Vinte e cinco anos depois de morrer, o dramaturgo e psiquiatra Bernardo Santareno, continua a ser considerado um dos grandes nomes do teatro português do século XX, mas tem também muitos admiradores entre os seus antigos doentes.
"Ele arranjava-nos bilhetes de teatro e incentivava- nos a ter boas maneiras em sociedade, contou à Lusa uma das pacientes.
Bernardo Santareno - pseudónimo de António Martinho do Rosário - morreu no dia 29 de Agosto de 1980, com 59 anos.
Era formado em psiquiatria pela Universidade de Coimbra e entre as suas obras mais conhecidas figuram "O Judeu", "Português, Escritor, 45 anos de Idade" e "Os Marginais e a Revolução.
"Ele era feio, mas o que tinha de feio tinha de bondoso", recorda Donzelica Martins, uma das suas antigas pacientes, a residir em Faro, no Algarve.
Donzelina conheceu Santareno aos 16 anos, quando teve de enfrentar a perda contínua da visão. Foi no Centro de Reabilitação Raquel Martini Chaine (Lisboa), um local que formava cegos e amblíopes nas actividades diárias.
"A primeira vez que entrei na sala da consulta do Chaine, Bernardo Santareno esteve a olhar-me durante dez minutos. Depois passou um avião e falou pela primeira vez", diz Donzelica Martins, 50 anos.
O "seu psiquiatra" preparou-a para desmistificar, na vida quotidiana, a frase "coitadinha da ceguinha", explicou Donzelica, comentando que um traço da personalidade do escritor era vincado com a forte defesa da etiqueta e boas maneiras em sociedade.

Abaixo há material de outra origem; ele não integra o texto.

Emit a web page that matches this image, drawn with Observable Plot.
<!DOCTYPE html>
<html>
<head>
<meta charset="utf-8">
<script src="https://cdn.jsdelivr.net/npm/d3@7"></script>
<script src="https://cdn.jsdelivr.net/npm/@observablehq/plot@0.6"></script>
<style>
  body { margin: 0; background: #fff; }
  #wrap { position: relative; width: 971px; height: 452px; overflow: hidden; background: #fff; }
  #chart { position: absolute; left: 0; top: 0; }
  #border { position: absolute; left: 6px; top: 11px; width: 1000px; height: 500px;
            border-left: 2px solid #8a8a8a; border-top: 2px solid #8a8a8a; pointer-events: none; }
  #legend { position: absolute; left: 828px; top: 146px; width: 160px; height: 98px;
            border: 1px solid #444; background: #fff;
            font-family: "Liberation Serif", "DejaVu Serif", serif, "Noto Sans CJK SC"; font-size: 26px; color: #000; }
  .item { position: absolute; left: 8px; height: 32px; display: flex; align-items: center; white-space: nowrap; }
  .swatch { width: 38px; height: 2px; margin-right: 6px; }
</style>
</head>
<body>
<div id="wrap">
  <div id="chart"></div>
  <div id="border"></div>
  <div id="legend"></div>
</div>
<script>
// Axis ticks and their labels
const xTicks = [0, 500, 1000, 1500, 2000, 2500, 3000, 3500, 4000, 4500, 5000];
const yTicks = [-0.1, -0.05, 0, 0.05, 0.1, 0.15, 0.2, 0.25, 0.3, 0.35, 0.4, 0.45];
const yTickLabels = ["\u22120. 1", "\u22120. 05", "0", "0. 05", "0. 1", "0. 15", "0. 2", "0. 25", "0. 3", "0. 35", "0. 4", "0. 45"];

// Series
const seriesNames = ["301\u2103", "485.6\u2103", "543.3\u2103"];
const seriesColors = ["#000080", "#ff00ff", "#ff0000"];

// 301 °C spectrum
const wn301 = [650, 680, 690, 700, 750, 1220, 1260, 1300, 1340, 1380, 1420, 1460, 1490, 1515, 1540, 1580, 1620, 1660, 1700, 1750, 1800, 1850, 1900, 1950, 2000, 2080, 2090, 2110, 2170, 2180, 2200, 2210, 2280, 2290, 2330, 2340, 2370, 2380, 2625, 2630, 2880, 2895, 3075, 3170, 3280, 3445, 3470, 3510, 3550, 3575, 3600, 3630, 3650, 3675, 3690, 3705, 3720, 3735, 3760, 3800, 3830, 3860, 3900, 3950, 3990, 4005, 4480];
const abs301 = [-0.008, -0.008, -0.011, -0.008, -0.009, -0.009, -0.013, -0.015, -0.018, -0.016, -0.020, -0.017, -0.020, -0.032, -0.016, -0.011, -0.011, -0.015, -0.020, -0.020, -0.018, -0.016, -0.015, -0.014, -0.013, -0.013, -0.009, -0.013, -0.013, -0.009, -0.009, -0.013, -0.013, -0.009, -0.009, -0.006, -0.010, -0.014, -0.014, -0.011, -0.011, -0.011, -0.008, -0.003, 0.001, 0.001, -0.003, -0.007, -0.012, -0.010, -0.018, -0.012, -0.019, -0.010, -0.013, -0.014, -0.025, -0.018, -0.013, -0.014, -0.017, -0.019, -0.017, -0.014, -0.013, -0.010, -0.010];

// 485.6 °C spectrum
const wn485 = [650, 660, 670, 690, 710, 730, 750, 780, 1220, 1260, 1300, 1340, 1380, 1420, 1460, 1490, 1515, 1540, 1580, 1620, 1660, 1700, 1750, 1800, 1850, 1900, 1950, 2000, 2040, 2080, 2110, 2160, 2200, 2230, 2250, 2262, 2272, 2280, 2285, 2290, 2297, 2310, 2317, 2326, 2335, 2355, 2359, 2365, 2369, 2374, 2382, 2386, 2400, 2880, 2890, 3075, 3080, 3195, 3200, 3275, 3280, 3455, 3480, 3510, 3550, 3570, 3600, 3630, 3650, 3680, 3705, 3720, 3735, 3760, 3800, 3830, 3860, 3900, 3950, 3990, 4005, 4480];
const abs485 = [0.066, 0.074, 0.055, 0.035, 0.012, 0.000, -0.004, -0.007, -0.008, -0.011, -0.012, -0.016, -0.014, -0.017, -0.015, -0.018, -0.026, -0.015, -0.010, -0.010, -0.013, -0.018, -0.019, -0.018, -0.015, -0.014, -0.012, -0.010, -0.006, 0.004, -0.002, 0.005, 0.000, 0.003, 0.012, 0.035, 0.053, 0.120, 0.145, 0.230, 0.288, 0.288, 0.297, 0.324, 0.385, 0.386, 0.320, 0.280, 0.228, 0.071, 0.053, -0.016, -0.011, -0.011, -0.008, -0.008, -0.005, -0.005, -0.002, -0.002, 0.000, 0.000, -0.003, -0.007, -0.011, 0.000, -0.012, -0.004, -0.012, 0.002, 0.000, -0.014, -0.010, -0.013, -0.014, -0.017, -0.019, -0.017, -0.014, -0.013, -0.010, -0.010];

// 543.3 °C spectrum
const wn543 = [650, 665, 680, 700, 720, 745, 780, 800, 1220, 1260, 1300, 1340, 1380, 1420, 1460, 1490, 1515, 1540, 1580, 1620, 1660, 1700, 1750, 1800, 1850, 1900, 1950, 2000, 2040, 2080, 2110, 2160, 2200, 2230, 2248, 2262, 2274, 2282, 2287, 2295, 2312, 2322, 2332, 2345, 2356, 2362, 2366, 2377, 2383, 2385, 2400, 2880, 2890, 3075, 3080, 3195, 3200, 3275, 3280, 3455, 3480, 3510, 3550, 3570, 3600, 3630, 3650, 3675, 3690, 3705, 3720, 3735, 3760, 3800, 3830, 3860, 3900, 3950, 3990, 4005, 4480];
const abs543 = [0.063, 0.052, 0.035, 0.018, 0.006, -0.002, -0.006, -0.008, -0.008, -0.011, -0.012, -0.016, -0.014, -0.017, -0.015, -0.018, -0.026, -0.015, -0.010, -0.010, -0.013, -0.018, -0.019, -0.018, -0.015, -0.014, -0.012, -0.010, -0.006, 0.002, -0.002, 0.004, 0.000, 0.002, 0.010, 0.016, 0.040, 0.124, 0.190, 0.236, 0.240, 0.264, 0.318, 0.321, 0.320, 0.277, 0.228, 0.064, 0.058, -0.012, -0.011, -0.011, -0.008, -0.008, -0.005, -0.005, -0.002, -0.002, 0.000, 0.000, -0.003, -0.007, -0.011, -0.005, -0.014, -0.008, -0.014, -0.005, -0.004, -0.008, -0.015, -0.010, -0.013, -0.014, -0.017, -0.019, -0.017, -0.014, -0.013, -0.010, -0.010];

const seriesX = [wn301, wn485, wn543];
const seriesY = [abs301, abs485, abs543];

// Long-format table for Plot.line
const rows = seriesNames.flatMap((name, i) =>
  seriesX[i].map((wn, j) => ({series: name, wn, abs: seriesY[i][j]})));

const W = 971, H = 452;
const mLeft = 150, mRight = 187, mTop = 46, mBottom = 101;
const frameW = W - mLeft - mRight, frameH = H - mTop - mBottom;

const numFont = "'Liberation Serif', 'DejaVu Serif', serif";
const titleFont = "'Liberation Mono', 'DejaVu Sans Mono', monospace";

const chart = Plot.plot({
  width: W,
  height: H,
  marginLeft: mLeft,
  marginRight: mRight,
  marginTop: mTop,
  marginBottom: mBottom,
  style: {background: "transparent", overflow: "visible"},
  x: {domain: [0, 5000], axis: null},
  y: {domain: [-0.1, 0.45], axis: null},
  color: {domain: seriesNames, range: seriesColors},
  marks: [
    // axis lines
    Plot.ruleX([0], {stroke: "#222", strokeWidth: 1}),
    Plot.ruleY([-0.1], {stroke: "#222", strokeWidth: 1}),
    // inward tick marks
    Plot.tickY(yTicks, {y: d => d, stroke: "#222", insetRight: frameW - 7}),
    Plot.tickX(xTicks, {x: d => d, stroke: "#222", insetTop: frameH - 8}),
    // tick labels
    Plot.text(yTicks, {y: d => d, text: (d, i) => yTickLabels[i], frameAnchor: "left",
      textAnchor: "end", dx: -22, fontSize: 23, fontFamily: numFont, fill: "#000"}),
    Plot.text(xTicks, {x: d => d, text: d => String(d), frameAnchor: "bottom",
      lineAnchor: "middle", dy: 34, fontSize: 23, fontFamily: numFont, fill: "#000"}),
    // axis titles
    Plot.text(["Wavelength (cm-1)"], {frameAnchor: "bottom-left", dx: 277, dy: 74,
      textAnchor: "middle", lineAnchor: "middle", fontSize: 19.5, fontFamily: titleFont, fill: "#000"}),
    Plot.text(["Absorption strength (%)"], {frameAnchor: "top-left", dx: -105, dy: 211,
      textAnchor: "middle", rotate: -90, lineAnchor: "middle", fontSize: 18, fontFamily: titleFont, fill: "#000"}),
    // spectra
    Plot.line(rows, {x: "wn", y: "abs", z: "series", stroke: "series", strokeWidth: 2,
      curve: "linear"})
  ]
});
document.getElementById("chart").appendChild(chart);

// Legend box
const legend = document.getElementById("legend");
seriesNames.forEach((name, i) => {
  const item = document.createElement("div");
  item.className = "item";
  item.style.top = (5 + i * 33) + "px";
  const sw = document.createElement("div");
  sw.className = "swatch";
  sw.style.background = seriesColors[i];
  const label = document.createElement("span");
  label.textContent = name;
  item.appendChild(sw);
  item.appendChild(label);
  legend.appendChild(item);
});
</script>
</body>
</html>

"O Bernardo Santareno era dócil comigo e alimentou o meu hábito de ir para a rua e estar sempre fina em sociedade", conta Donzelica.

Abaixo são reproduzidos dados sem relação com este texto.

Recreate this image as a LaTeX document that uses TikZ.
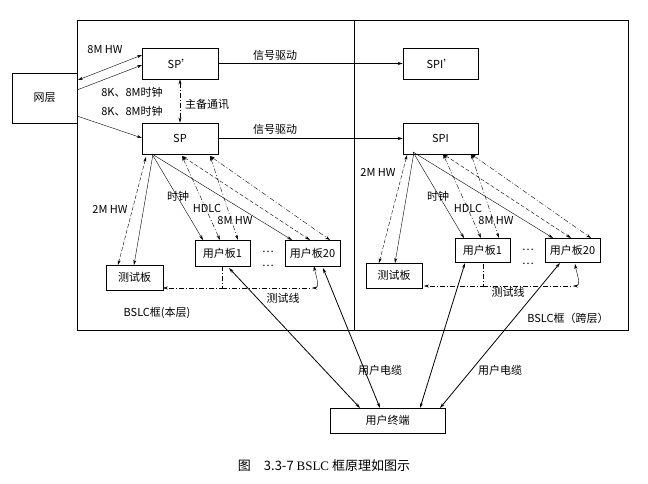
\documentclass[tikz,border=0pt]{standalone}
\usepackage{fontspec}
\setmainfont{Liberation Serif}
\newfontfamily\cjk{Noto Sans CJK SC}
\usetikzlibrary{arrows.meta}
\begin{document}
\begin{tikzpicture}[x=1pt,y=-1pt,
  box/.style={draw,thick,minimum height=0pt,inner sep=0pt},
  lab/.style={font=\cjk\fontsize{11}{13}\selectfont,inner sep=0pt},
  ar/.style={-{Stealth[length=5pt,width=3pt]}},
  dar/.style={{Stealth[length=5pt,width=3pt]}-{Stealth[length=5pt,width=3pt]}},
  dd/.style={dash pattern=on 5pt off 2pt on 1pt off 2pt},
  ds/.style={dash pattern=on 4pt off 2pt}]
\useasboundingbox (0,0) rectangle (648,484);
\draw (77,20) rectangle (628,330);
\draw (354,20) -- (354,330);
% boxes
\newcommand{\bx}[6]{\node[box,lab,minimum width=#4-#2,minimum height=#5-#3] (#1) at ({(#2+#4)/2},{(#3+#5)/2}) {#6};}
\bx{net}{12}{73}{77}{123}{网层}
\bx{spp}{142}{48}{218}{79}{SP’}
\bx{sp}{142}{123}{218}{154}{SP}
\bx{spip}{403}{48}{478}{79}{SPI’}
\bx{spi}{403}{123}{478}{154}{SPI}
\bx{tl}{106}{265}{163}{290}{测试板}
\bx{ua}{195}{240}{250}{266}{用户板1}
\bx{ub}{285}{240}{340}{266}{用户板20}
\bx{tr}{366}{263}{422}{288}{测试板}
\bx{uc}{455}{238}{510}{262}{用户板1}
\bx{ud}{545}{238}{600}{262}{用户板20}
\bx{term}{330}{408}{445}{433}{用户终端}
% top
\draw[dar] (78,80) -- (142,55);
\draw[ar] (77,90) -- (142,65);
\draw[ar] (77,116) -- (142,138);
\node[lab] (l1) at (105,50) {8M HW};
\node[lab] (l2) at (132,92) {8K、8M时钟};
\node[lab] (l3) at (132,111) {8K、8M时钟};
\draw[ar] (spp) -- (spip);
\draw[ar] (sp) -- (spi);
\node[lab,fill=white,inner sep=1pt] (l4) at (275,55) {信号驱动};
\node[lab,fill=white,inner sep=1pt] (l5) at (275,129) {信号驱动};
\draw[dar,dd] (spp.south) ++(0,0) -- (sp.north);
\node[lab] (l6) at (207,104) {主备通讯};
% fans
\foreach \s/\ox/\tt/\aa/\bb/\tx/\ty in {sp/0/tl/ua/ub/0/0, spi/261/tr/uc/ud/261/-2}{
  \begin{scope}[shift={(\tx,\ty)}]
  \draw[dar,ds] (146,157) -- (118,265);
  \draw[ar] (153,154) -- (134,265);
  \draw[ar] (152,154) -- (203,240);
  \draw[ar] (152,154) -- (292,240);
  \draw[dar,dd] (182,156) -- (220,240);
  \draw[dar,dd] (210,156) -- (238,240);
  \draw[dar,ds] (182,156) -- (310,240);
  \draw[dar,dd] (210,156) -- (330,240);
  \draw[dd,-{Stealth[length=5pt,width=3pt]}] (222,266) -- (222,288) -- (163,288);
  \draw[dd] (222,288) -- (312,288);
  \draw[{Stealth[length=5pt,width=3pt]}-{Stealth[length=5pt,width=3pt]}] (312,288) to[out=0,in=-80] (314,266);
  \end{scope}}
\node[lab] (l7) at (110,209) {2M HW};
\node[lab] (l8) at (178,196) {时钟};
\node[lab] (l9) at (207,208) {HDLC};
\node[lab] (l10) at (235,221) {8M HW};
\node[lab] (l11) at (283,298) {测试线};
\node[lab] (l12) at (268,252) {…};
\node[lab] (l13) at (268,266) {…};
\node[lab] (l14) at (157,313) {BSLC框(本层)};
\node[lab] (l15) at (378,172) {2M HW};
\node[lab] (l16) at (438,196) {时钟};
\node[lab] (l17) at (468,208) {HDLC};
\node[lab] (l18) at (496,221) {8M HW};
\node[lab] (l19) at (508,292) {测试线};
\node[lab] (l20) at (528,250) {…};
\node[lab] (l21) at (528,264) {…};
\node[lab] (l22) at (568,318) {BSLC框（跨层）};
% cables
\draw[dar,thick] (229,268) -- (360,408);
\draw[dar,thick] (323,268) -- (380,408);
\draw[dar,thick] (465,263) -- (420,408);
\draw[dar,thick] (560,263) -- (440,408);
\node[lab] (l23) at (380,370) {用户电缆};
\node[lab] (l24) at (500,370) {用户电缆};
\node[lab,font=\cjk\fontsize{13}{15}\selectfont] (cap) at (324,466) {图\quad 3.3-7 {\rmfamily BSLC} 框原理如图示};
\end{tikzpicture}
\end{document}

"às vezes perguntava-me onde ia tão bonita e eu respondia: "para lado nenhum! Só se me convidar para jantar fora", relata Donzelica Martins. E "ele aceitava", acrescenta com uma saudade que se sente na voz trémula.
"Foi o Bernardo Santareno que um dia me apresentou ao poeta português Ary dos Santos", lança ainda a antiga doente do escritor e psiquiatra, acrescentando que o médico tinha uma "grande capacidade para levar o doente a desabafar os seus medos mais recônditos".

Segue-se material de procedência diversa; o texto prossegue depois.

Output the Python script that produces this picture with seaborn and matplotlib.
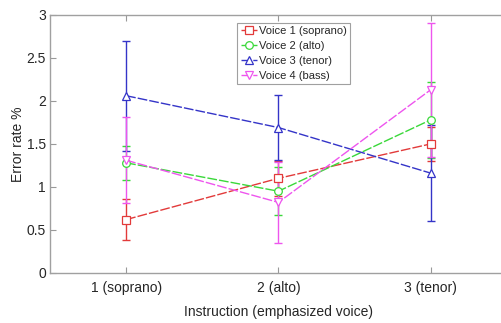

Donzelica Martins comenta ainda que Bernardo Santareno sofria muito de um rim - era insuficiente renal - e que fazia uma espécie de "lavagem ao cérebro" dos pacientes para enfrentarem os medos e direitos, tendo - contudo - sempre em conta as limitações da cegueira.
A reivindicação do direito à diferença e o respeito pela liberdade e a dignidade do homem face a todas as formas de opressão foram, aliás, os temas mais fortes das suas peças.
Medicina à parte, o escritor iniciou a carreira literária com as obras poéticas "A morte na Raíz" (1954), "Romances do Mar"(1955) e "os Olhos da Víbora" (1957).
A religião, o erotismo, a marginalização moral ou a intervenção política com relatos da ditadura salazarista são outros dos assuntos tratados nos textos de Bernardo Santareno, um dos intelectuais mais solicitados após a Revolução do 25 de Abril.
"O Judeu" (1966) onde retrata o calvário do dramaturgo setecentista António José da Silva, queimado pelo Santo Ofício, ou "Português, Escritor, 45 anos de Idade" (1974), um drama impregnado de conotações autobiográficas e o primeiro original português a estrear- se no pós 25 de Abril, são outras das obras de Santareno.
No ano em que se assinalam os 25 anos da morte do dramaturgo português nascido em Santarém e falecido em Lisboa, a Sociedade Portuguesa de Autores lançou o prémio pioneiro "Bernardo Santareno - Novos Dramaturgos", que galardoa peças inéditas e portuguesas de dramaturgos com menos de 35 anos.